## [The request]
Omit all images, then repeat exactly the lines below from the one containing "Emit a LaTeX" through the one containing "(b5) at (1268,200)", both ends included.

[start]

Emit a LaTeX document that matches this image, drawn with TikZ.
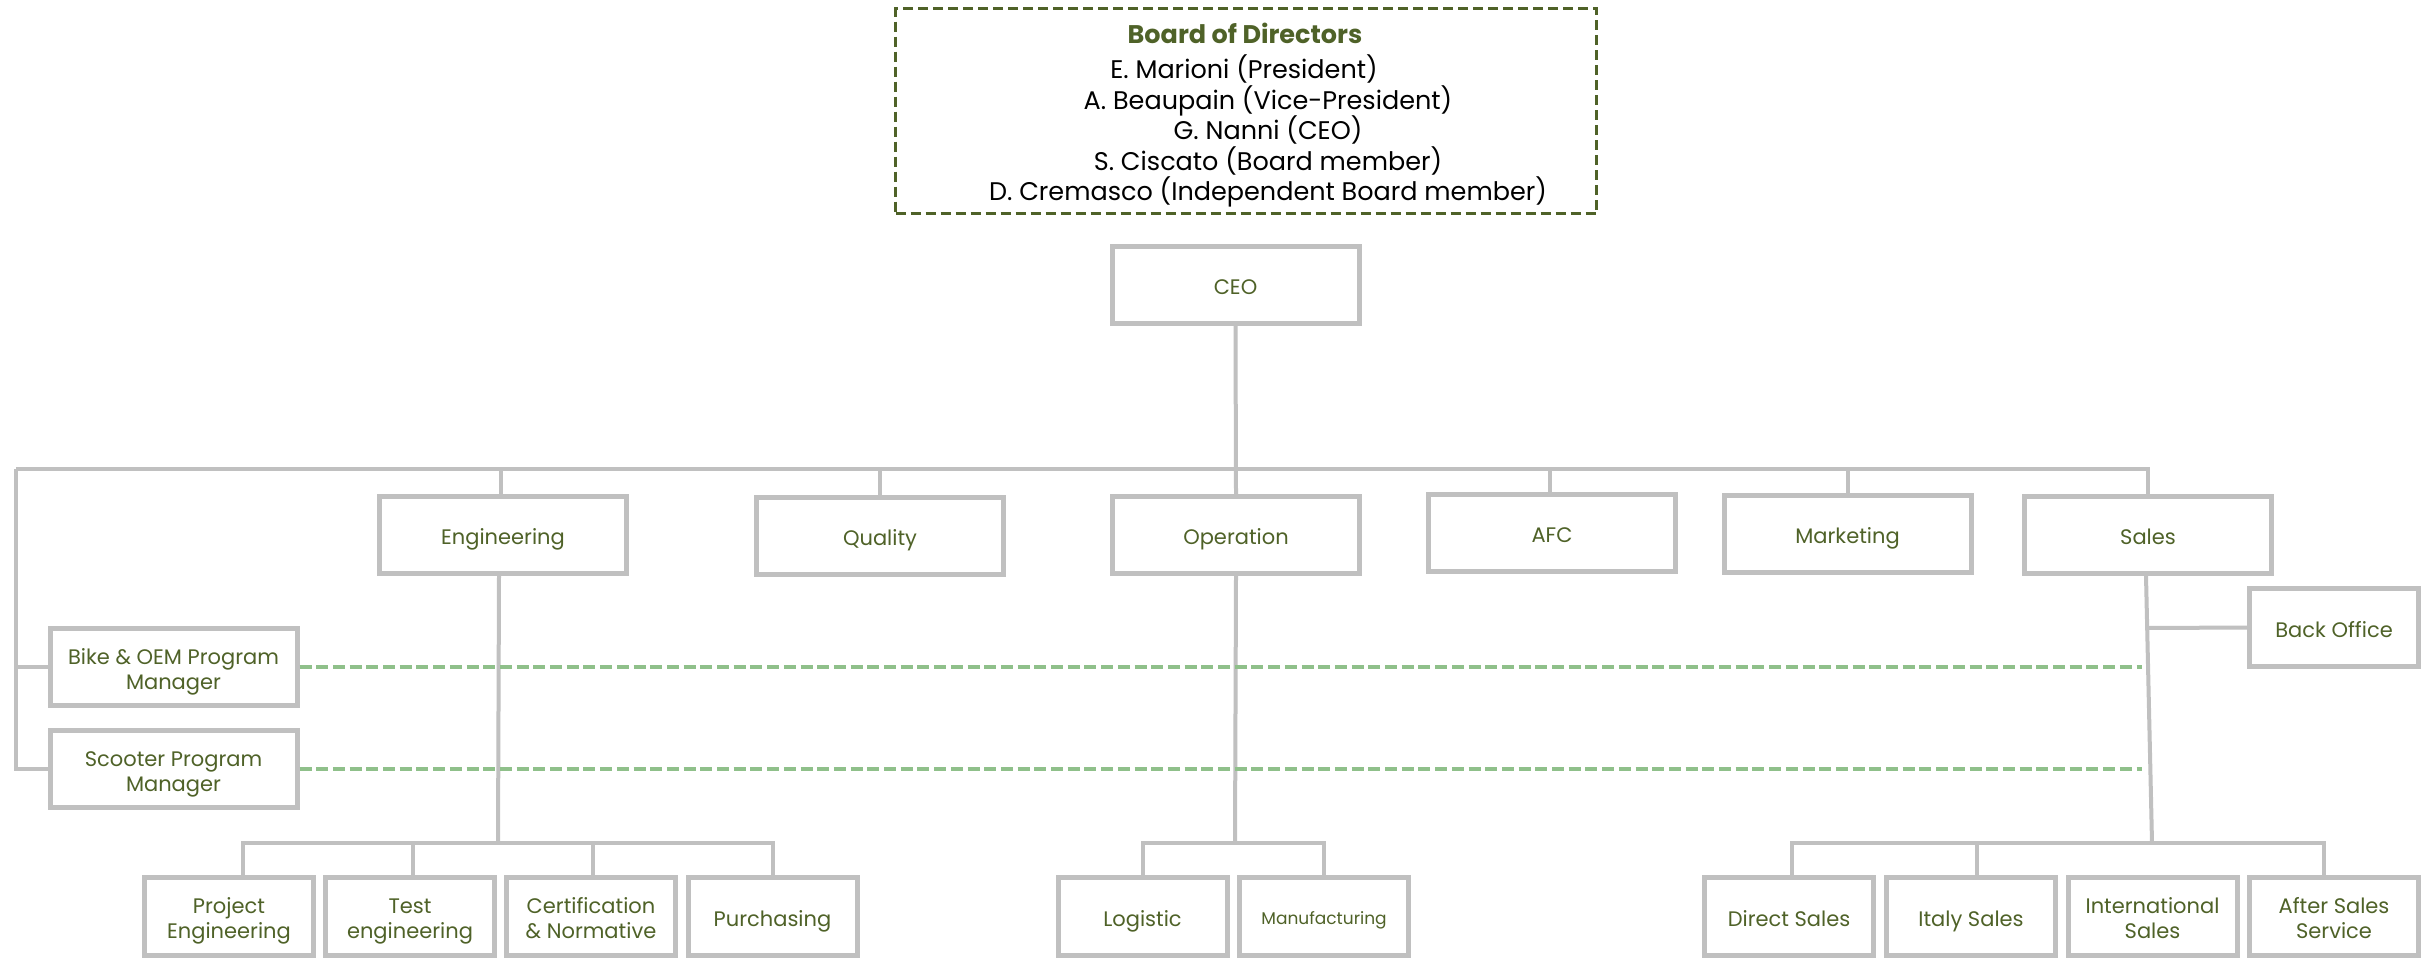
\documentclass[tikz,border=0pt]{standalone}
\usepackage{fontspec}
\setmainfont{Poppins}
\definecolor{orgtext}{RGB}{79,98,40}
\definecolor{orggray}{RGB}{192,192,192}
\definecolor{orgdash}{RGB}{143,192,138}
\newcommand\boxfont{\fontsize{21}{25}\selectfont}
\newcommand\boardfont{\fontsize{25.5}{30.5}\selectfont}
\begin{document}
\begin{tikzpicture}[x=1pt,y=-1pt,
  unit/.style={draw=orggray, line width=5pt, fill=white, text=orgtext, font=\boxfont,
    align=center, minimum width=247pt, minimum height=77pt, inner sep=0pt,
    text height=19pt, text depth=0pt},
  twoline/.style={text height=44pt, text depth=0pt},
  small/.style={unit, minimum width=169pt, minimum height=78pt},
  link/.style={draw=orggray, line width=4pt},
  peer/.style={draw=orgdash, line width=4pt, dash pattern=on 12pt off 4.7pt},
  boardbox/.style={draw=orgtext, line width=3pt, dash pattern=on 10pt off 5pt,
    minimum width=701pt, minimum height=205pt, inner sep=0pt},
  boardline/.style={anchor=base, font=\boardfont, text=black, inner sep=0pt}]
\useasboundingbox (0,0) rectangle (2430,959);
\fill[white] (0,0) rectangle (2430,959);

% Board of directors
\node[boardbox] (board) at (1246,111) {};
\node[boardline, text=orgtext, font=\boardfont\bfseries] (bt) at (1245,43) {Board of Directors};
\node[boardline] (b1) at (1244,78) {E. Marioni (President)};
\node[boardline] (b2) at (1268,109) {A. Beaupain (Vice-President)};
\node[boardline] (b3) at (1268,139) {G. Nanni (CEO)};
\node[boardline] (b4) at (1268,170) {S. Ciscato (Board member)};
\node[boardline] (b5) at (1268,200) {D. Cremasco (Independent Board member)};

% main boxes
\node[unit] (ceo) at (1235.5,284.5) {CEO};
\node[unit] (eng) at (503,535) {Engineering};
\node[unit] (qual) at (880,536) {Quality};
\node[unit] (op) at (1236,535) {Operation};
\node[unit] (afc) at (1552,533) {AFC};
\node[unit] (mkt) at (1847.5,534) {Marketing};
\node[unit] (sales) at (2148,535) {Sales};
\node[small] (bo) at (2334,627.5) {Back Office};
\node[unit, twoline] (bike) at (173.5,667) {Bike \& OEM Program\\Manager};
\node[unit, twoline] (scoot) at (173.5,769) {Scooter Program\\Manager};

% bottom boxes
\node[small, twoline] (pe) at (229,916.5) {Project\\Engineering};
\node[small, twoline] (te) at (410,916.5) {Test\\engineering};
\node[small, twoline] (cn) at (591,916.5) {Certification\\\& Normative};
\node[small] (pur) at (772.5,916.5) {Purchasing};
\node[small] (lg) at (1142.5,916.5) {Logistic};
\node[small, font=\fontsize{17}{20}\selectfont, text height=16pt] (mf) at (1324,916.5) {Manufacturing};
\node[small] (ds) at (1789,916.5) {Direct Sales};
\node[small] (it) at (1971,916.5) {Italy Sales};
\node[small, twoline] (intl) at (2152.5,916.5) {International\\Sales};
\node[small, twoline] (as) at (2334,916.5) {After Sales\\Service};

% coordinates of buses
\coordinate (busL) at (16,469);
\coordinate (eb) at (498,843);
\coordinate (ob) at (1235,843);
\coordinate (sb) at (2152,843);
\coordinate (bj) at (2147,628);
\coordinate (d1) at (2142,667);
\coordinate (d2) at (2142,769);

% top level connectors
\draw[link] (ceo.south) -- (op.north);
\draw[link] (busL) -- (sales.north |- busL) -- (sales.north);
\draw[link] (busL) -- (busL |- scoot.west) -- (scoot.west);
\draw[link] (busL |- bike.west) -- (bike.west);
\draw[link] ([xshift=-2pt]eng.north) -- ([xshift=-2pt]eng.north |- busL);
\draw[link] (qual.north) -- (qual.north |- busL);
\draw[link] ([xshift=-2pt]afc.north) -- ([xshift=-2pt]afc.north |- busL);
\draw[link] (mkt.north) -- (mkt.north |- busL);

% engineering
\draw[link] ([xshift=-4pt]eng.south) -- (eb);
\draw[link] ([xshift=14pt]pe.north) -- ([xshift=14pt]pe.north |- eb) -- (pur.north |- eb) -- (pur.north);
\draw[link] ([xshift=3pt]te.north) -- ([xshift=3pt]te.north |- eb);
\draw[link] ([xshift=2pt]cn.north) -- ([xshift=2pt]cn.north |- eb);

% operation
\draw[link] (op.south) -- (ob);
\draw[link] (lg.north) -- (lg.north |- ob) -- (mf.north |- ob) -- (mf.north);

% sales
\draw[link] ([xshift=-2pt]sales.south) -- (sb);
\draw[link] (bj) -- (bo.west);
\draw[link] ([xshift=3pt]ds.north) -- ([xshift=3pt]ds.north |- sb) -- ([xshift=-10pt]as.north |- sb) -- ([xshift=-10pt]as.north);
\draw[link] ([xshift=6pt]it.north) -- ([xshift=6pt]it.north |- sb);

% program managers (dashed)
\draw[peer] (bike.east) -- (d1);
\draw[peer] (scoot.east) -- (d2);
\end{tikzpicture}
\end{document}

[end]
[start]

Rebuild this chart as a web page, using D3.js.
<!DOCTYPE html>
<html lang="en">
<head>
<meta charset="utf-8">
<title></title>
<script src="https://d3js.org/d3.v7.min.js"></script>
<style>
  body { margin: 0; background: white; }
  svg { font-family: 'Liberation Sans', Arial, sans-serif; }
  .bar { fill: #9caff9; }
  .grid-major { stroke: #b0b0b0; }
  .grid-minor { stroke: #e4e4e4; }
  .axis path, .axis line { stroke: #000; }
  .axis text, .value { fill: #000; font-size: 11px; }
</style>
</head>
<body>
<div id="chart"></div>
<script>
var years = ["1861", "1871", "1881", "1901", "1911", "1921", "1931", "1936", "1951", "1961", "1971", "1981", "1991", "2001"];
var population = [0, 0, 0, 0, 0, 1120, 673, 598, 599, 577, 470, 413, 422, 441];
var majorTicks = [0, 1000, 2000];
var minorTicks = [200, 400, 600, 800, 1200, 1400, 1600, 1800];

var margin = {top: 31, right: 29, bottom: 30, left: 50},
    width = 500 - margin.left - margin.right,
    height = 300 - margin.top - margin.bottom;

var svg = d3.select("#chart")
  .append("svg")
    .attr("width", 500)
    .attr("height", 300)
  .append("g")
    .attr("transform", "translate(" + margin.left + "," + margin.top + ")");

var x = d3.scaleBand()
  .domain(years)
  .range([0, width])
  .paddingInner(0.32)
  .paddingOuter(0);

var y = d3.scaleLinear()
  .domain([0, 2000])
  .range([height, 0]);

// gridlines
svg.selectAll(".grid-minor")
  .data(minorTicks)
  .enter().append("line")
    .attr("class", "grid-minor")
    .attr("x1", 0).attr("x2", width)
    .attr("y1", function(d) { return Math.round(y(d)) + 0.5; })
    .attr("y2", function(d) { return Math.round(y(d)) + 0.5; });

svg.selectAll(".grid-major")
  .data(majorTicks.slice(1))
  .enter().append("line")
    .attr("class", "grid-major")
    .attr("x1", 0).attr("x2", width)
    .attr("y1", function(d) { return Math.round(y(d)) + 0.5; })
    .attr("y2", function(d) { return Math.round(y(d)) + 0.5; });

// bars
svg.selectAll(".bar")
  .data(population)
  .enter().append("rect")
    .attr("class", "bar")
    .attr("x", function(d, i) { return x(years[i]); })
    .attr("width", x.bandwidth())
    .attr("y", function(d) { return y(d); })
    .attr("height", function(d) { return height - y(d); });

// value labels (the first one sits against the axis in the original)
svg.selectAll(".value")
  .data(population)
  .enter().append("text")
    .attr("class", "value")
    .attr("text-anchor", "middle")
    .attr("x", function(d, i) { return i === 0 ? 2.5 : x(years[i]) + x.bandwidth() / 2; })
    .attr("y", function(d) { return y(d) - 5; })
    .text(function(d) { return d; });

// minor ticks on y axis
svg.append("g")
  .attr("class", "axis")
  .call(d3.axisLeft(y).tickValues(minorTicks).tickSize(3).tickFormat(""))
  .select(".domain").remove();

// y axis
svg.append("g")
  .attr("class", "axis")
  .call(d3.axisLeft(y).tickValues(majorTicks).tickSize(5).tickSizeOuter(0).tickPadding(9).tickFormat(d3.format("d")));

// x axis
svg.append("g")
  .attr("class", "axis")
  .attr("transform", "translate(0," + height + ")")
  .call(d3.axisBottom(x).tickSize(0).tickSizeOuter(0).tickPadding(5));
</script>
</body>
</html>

[end]
[start]

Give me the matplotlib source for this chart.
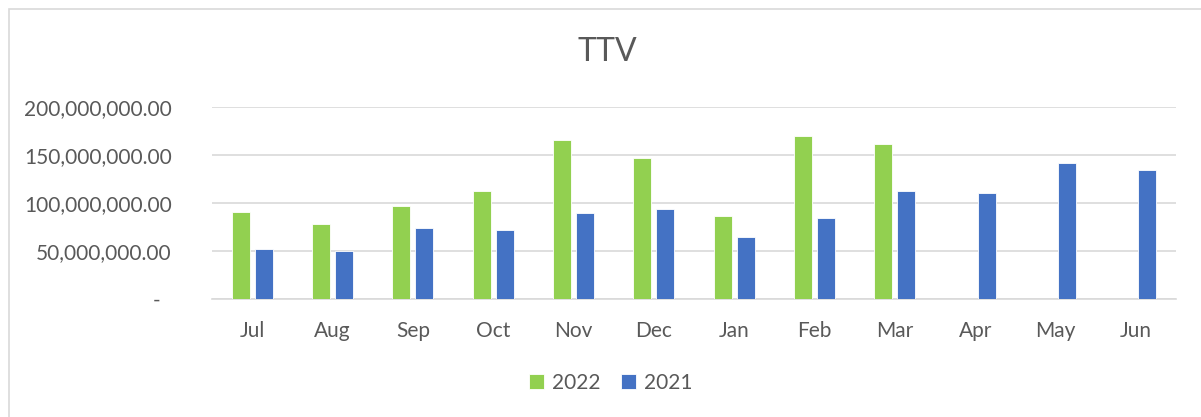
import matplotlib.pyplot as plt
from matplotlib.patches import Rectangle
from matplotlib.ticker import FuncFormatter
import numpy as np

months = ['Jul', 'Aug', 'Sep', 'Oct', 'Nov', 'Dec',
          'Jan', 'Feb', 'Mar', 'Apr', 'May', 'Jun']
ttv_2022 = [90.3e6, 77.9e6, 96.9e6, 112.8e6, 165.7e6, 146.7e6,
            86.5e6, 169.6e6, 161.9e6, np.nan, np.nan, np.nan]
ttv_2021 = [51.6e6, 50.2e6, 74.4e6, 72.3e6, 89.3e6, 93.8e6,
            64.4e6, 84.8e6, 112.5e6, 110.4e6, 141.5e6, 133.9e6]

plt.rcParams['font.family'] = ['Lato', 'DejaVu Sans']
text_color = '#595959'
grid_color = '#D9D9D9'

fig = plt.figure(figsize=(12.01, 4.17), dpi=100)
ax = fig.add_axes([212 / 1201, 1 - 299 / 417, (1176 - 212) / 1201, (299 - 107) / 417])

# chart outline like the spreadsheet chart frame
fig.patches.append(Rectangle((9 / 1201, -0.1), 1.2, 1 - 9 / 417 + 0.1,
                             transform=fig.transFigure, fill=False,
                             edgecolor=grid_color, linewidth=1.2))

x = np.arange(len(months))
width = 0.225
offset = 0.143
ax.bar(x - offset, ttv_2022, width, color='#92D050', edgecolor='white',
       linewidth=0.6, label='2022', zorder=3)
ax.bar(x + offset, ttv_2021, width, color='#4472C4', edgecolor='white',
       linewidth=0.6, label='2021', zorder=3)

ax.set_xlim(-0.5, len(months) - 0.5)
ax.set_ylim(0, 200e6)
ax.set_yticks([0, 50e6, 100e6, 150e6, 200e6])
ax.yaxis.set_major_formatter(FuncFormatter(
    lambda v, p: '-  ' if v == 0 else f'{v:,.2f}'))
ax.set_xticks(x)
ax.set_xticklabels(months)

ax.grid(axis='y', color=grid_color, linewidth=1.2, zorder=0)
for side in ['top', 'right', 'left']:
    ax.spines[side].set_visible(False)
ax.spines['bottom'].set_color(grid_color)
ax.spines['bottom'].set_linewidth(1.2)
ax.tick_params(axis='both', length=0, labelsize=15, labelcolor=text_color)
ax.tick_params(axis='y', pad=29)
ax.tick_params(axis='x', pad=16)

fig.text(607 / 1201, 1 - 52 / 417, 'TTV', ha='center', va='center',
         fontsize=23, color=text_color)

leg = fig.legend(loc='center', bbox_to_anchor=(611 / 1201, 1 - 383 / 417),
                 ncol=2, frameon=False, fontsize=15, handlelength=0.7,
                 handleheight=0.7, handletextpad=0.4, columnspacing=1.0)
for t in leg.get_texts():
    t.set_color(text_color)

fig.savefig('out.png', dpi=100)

[end]

## [Reply]
Emit a LaTeX document that matches this image, drawn with TikZ.
\documentclass[tikz,border=0pt]{standalone}
\usepackage{fontspec}
\setmainfont{Poppins}
\definecolor{orgtext}{RGB}{79,98,40}
\definecolor{orggray}{RGB}{192,192,192}
\definecolor{orgdash}{RGB}{143,192,138}
\newcommand\boxfont{\fontsize{21}{25}\selectfont}
\newcommand\boardfont{\fontsize{25.5}{30.5}\selectfont}
\begin{document}
\begin{tikzpicture}[x=1pt,y=-1pt,
  unit/.style={draw=orggray, line width=5pt, fill=white, text=orgtext, font=\boxfont,
    align=center, minimum width=247pt, minimum height=77pt, inner sep=0pt,
    text height=19pt, text depth=0pt},
  twoline/.style={text height=44pt, text depth=0pt},
  small/.style={unit, minimum width=169pt, minimum height=78pt},
  link/.style={draw=orggray, line width=4pt},
  peer/.style={draw=orgdash, line width=4pt, dash pattern=on 12pt off 4.7pt},
  boardbox/.style={draw=orgtext, line width=3pt, dash pattern=on 10pt off 5pt,
    minimum width=701pt, minimum height=205pt, inner sep=0pt},
  boardline/.style={anchor=base, font=\boardfont, text=black, inner sep=0pt}]
\useasboundingbox (0,0) rectangle (2430,959);
\fill[white] (0,0) rectangle (2430,959);

% Board of directors
\node[boardbox] (board) at (1246,111) {};
\node[boardline, text=orgtext, font=\boardfont\bfseries] (bt) at (1245,43) {Board of Directors};
\node[boardline] (b1) at (1244,78) {E. Marioni (President)};
\node[boardline] (b2) at (1268,109) {A. Beaupain (Vice-President)};
\node[boardline] (b3) at (1268,139) {G. Nanni (CEO)};
\node[boardline] (b4) at (1268,170) {S. Ciscato (Board member)};
\node[boardline] (b5) at (1268,200) {D. Cremasco (Independent Board member)};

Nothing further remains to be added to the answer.